DATASET ENTRIES
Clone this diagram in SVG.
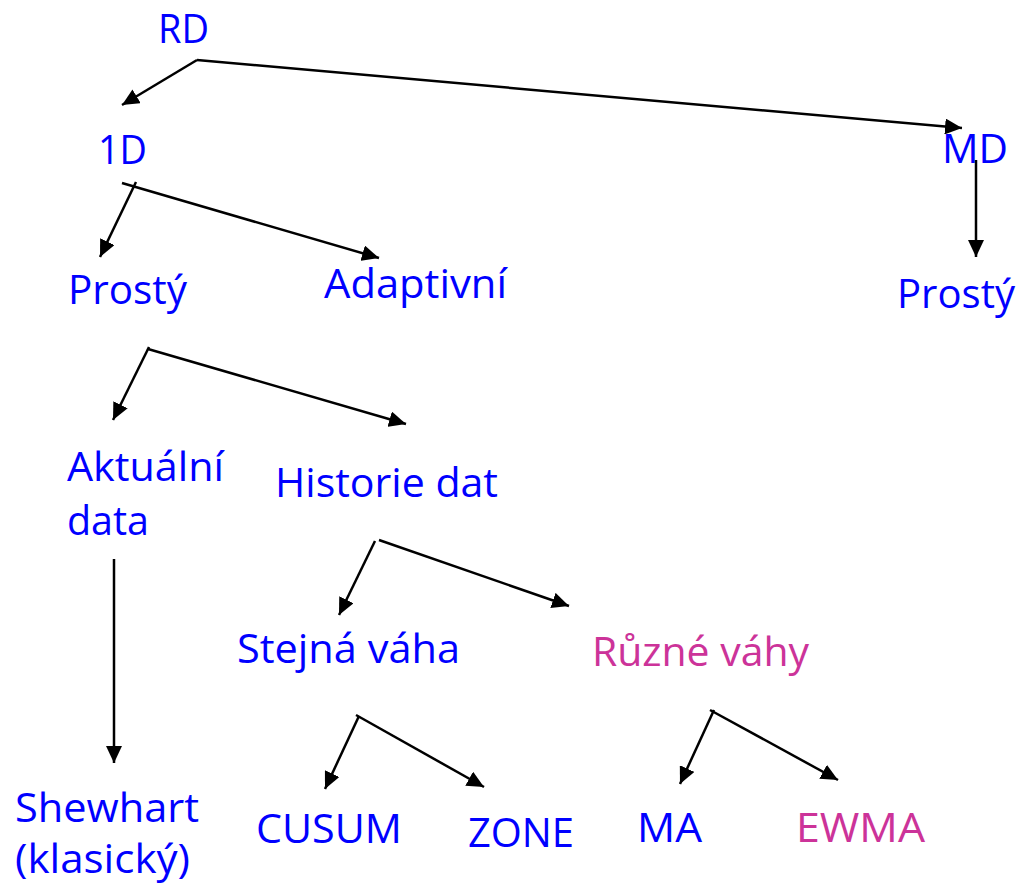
---
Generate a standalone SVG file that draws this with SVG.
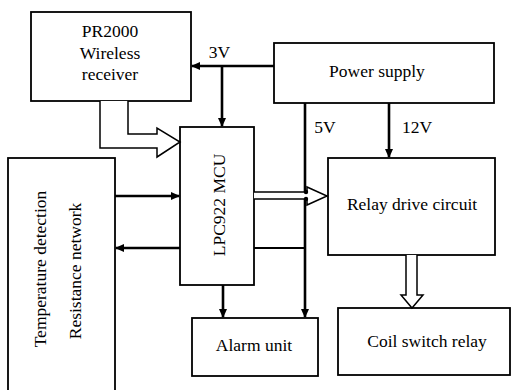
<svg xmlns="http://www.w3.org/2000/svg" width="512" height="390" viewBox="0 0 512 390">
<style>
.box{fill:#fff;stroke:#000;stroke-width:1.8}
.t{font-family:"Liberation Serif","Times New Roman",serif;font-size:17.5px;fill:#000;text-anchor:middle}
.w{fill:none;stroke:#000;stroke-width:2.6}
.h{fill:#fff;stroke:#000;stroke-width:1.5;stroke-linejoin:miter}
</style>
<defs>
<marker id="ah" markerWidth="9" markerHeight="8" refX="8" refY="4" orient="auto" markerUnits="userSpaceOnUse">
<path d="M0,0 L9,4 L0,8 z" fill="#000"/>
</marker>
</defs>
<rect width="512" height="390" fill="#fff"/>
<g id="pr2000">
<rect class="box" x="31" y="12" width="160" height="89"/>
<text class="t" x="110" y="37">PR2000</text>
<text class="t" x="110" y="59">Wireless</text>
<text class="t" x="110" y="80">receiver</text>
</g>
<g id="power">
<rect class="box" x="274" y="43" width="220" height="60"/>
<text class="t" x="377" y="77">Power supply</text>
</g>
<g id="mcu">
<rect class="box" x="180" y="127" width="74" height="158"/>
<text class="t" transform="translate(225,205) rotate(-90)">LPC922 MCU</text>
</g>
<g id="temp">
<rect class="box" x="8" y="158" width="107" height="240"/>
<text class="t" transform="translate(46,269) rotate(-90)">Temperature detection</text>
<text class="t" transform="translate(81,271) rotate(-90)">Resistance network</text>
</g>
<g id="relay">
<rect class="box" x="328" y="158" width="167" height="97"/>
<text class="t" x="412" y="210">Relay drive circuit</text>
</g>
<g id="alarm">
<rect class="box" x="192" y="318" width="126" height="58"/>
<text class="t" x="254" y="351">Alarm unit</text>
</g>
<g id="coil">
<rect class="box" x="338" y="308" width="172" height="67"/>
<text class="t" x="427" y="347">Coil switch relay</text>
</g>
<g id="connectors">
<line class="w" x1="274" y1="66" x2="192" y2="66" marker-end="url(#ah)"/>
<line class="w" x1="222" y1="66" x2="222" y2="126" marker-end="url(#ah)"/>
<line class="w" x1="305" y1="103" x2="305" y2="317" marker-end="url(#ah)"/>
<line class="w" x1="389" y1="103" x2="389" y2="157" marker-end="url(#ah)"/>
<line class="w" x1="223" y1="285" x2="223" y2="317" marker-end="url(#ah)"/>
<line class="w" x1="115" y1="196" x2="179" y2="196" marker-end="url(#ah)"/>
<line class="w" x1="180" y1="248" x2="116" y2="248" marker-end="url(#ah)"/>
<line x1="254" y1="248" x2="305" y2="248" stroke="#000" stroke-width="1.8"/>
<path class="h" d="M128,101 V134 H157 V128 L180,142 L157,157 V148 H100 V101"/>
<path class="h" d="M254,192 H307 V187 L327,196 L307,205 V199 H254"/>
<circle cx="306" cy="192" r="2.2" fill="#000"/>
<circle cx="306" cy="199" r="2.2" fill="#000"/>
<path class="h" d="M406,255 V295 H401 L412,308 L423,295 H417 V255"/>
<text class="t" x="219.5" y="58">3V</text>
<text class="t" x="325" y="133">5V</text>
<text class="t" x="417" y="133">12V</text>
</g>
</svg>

REQUIRED WORK
Copy every line in the records above that contains the word "this".

FINAL RESULT
Clone this diagram in SVG.
Generate a standalone SVG file that draws this with SVG.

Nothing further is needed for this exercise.